Rating: 4
Year: 1990
Genre: Sci-Fi
Read again? Eventually.
Book set somewhere between Trek I (The Motionless Picture) and Trek II. On the "exciting" meter it's closer to I than II.
The Enterprise is diverted from R&R at Starbase 12 to deal with UFP people being kicked off a planet by the new government. It would normally be a diplomatic matter, but this planet--Dekkanar--happens to be part of a Distant Early Warning line that monitors the Neutral Zone between the Federation and Klingon (and Romulan?) space. Losing access to this planet means losing the command post and operations hardware for the 'Firechain.'
Some plot conveniences: No weapons, shields, active scanners (for diplomatic reasons) and no transporters (the planet's star is conveniently in a sunspot phase at just the right convenient frequency to scramble transporters, thereby requiring shuttles to get the Federation people off the planet).
As all this is developing, we're taken to a Klingon spacedock where an experimental D-7 battlecruiser is being readied for its proving flight. This ship will have no crew on-board--instead, it is controlled via a tether from a scout-class Bird of Prey (like the ship Kirk and crew go back in time with in the 4th movie). Hakkarl will be able to fight while cloaked and can pull maneuvers no crewed battlecruiser could manage.
The Klingons are in the same vein as John Ford's "The Final Reflection." [it differentiates between the Klingon language Ford used and that developed by Marc Okrand]. Don't like Morwood's take on Klingons; they're fine on the surface, but seem "off" in some ways--too human-like, prissy (mentally fussing over the smell of a space suit?). Like so many other authors' inability to "get" Vulcans, Morwood doesn't seem to really "get" Klingons.

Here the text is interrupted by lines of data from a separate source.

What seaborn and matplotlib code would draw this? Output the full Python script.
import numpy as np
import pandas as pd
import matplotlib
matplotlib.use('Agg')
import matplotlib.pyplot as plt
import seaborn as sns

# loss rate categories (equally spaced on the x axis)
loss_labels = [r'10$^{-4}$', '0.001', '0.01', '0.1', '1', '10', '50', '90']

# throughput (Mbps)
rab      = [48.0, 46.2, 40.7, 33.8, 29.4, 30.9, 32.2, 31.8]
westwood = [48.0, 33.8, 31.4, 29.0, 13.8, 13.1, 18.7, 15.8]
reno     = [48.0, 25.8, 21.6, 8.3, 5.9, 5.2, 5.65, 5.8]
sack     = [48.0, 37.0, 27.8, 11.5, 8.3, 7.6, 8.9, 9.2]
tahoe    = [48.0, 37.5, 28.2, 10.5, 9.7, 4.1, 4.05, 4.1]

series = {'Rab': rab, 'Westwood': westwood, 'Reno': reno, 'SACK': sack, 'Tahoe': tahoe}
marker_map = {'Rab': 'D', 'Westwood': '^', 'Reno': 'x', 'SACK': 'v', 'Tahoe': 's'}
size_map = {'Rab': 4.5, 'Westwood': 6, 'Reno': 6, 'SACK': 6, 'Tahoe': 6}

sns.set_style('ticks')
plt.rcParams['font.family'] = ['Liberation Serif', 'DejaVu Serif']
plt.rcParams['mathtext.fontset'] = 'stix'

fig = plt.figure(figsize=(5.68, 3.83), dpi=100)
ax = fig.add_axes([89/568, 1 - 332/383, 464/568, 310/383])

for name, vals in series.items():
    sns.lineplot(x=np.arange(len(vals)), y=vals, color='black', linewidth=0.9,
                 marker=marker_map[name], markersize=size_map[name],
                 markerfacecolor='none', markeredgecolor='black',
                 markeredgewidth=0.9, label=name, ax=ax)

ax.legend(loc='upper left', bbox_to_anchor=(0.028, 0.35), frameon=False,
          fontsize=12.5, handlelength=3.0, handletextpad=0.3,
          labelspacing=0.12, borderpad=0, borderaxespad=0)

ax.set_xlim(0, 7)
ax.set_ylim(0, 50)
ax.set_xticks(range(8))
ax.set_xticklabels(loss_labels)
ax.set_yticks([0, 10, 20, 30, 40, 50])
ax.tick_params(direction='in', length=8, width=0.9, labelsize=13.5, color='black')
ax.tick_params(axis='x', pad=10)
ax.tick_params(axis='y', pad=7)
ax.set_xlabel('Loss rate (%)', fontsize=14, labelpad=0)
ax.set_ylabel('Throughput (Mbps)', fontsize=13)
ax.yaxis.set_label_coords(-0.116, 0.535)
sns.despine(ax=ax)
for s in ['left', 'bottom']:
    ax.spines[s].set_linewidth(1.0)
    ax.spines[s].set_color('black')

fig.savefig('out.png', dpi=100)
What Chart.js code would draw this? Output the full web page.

The Klingon baddie Kasak was aboard the ship the tribbles were beamed to in the TOS episode "The Trouble with Tribbles." His fortunes suffered with the rest of that crew and Koloth, their captain. When he finds out that he's facing the evil James Kirk and his notorious ship, he wants revenge, but he goes about it in a whacked-out, convoluted manner.
Book seems to drag. There are good moments, but this isn't an exciting book, nor is it really engaging like "Strangers From the Sky" or "Spock's World." Still it's much better than "Windows on a Lost World." The ending is a bit weak, with the suddenly-insane Kasak bringing about his own downfall in time for the book to end. Locking phasers on a point. Man, am I ever tired of "Star Trek" right now.